The average small business spends roughly 8.7% of its total revenue on marketing, according to Deloitte’s CMO Survey (2025). For a company bringing in $500,000 annually, that works out to about $43,500 per year, or $3,625 per month. Newer businesses or those in competitive markets often need to push closer to 10-12% to build momentum.
But here’s what the percentages don’t tell you. A plumbing company earning $800,000 has very different needs than a med spa at the same revenue level. The plumber might rely heavily on local SEO and Google Ads. The med spa needs social media content and before-and-after galleries. Your industry shapes where the money goes, not just how much you spend.
From what we’ve seen working with service businesses, companies spending below 5% of revenue on marketing tend to stagnate. They survive on referrals and repeat customers, which works until a competitor starts showing up everywhere online. The sweet spot? Between 7-10% for maintenance, 10-15% for aggressive growth.
How Do Marketing Budgets Vary by Industry?
Marketing spend varies wildly by industry. Businesses in education and technology allocate as much as 15-18% of revenue to marketing, while construction and manufacturing typically stay around 3-5% (Deloitte CMO Survey, 2025). Service businesses, the category most of our readers fall into, tend to land between 7-12%.

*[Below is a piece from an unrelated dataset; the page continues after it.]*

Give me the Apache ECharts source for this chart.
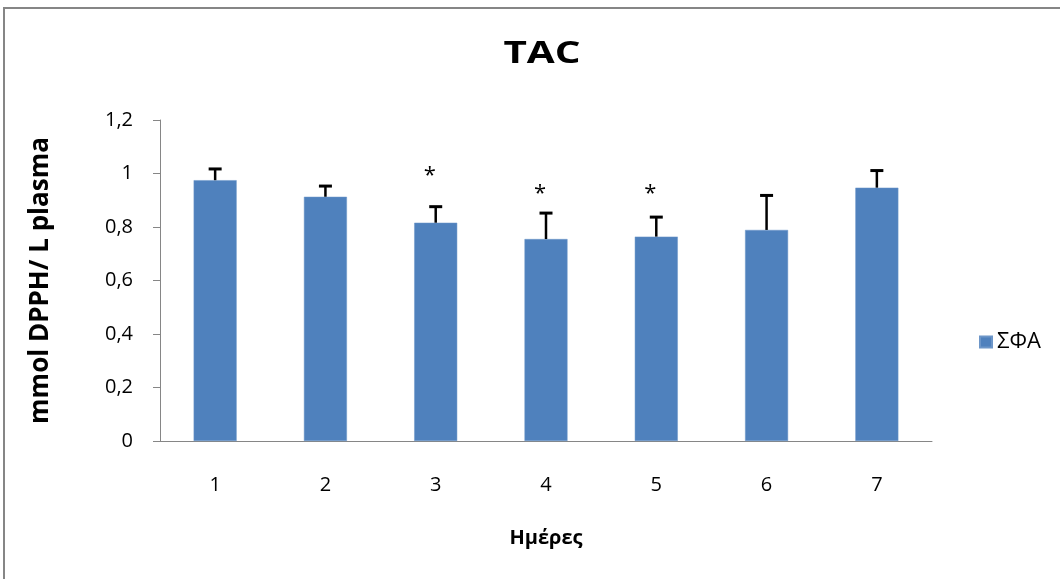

Here’s a rough breakdown for common service industries:
Home Services (Plumbers, HVAC, Electricians, Roofers)
Most home service businesses spend $2,000-$8,000 per month on marketing. Google Ads and local SEO dominate the budget because these customers search when they need help right now. According to Hook Agency (2025), the average plumbing company spends $1,200-$3,500 per month on digital marketing alone. Companies in larger metro areas push well above that range.
Healthcare and Professional Services (Dentists, Med Spas, Law Firms)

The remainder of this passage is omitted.